On doit espérer que la campagne qui va bientôt s'ouvrir sera autre chose qu'une simple bagarre d'images pour offrir aux citoyens une occasion de débattre sur le fond des questions sociétales essentielles....

samedi 2 juillet 2011

Coupable justice


Au delà des personnes en cause, il me semble qu'une des premières victimes collatérales de « l'affaire DSK » se trouve être la justice des Etats-unis d'Amérique (EUA) elle-même. En effet, cette institution m'apparaît loin de constituer un modèle de justice démocratique enviable comme ont tenté de nous le faire croire de nombreux commentateurs et analystes tout au long des développements de cette affaire.

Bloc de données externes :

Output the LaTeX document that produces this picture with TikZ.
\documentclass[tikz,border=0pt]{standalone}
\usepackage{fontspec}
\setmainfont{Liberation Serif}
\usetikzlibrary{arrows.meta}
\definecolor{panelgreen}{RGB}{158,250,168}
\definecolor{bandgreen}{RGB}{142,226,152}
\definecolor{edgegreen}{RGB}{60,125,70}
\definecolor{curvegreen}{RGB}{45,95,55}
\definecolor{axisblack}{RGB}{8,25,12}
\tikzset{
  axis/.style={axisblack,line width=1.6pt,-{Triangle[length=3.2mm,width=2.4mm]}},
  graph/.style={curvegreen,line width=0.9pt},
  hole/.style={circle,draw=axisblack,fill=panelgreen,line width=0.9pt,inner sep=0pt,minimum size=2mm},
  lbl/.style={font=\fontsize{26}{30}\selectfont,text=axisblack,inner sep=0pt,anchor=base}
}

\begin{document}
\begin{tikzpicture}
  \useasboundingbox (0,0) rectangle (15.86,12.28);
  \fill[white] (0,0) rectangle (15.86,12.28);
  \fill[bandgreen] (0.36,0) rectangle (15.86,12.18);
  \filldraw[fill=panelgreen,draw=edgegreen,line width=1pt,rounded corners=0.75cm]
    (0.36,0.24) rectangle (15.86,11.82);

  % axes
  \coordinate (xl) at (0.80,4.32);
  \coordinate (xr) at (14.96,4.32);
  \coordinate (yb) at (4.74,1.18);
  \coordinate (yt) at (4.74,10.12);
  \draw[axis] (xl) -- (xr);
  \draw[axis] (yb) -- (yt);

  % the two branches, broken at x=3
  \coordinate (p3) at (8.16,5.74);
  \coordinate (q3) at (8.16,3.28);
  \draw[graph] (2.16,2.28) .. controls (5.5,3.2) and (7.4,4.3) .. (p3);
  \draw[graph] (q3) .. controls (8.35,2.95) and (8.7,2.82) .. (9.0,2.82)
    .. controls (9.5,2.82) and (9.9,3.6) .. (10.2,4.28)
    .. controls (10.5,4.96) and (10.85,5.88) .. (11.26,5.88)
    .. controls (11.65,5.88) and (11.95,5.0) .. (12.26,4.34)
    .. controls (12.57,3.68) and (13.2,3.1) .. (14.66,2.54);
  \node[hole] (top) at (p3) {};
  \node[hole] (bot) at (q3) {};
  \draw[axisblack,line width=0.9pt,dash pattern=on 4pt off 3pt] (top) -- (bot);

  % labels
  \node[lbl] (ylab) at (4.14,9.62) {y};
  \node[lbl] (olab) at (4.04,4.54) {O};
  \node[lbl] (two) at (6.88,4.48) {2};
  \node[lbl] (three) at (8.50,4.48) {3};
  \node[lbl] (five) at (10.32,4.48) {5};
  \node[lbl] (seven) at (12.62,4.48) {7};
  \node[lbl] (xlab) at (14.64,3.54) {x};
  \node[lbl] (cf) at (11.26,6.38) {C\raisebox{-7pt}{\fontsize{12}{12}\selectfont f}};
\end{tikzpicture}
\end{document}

L'aspect qui est sans doute le plus choquant est le non respect du postulat clé de la présomption d'innocence du prévenu. Tant que ce dernier n'a pas été jugé, il est normal de le considérer et de le traiter comme un innocent. Or, le traitement médiatique de l'arrestation de DSK par la police de New-York, cette sorte de « lynchage médiatique », tout comme les contraintes très sévères, voire déshonorantes, qui lui ont été infligées par la justice sont loin de se rapporter à quelqu'un d'a priori innocent. Rappelons seulement que la prison de Rikers island est réputée comme l'une des plus dangereuse des EUA. Comment peut-on justifier d'y incarcérer une personne en attente de jugement ?

L'asymétrie des méthodes policières entre la façon dont est présenté, d'un côté, le présumé innocent et, de l'autre côté, la présumée victime est également loin d'être exemplaire. Pourquoi exhiber de façon humiliante celui qui n'est pas encore jugé et cacher totalement celle qui porte l'accusation ? Les révélations récentes montrent bien l'injustice de cette façon de faire puisqu'il semble, aujourd'hui, que la « victime » n'était pas si pure que l'on tentait de nous le faire croire...

On peut également s'étonner que l'accusatrice, Nassifatou Diallo, qui apparemment entretenait des relations avec le milieu de New-York, et qui s'adonnait à une forme de prostitution, ne figurait pas dans les fichiers de la police de cette ville ?

On ne voit pas non plus quelle exemplarité il faudrait trouver dans le rôle très important de l'argent dans les règlements mis en oeuvre par cette justice? Il est clair que les lois de ce pays n'infligent pas le même traitement au prévenu qui dispose de moyens financiers importants qu'a un pauvre quidam.

Enfin, il est troublant de constater, qu'aux EUA, certaines affaires de justice s'apparentent à des spectacles susceptibles de rapporter de l'argent à des médias sans scrupule, au lieu de bénéficier de la sérénité indispensable à un jugement aussi juste et équilibré que possible.

Il est urgent de cesser d'entretenir le « mythe américain ».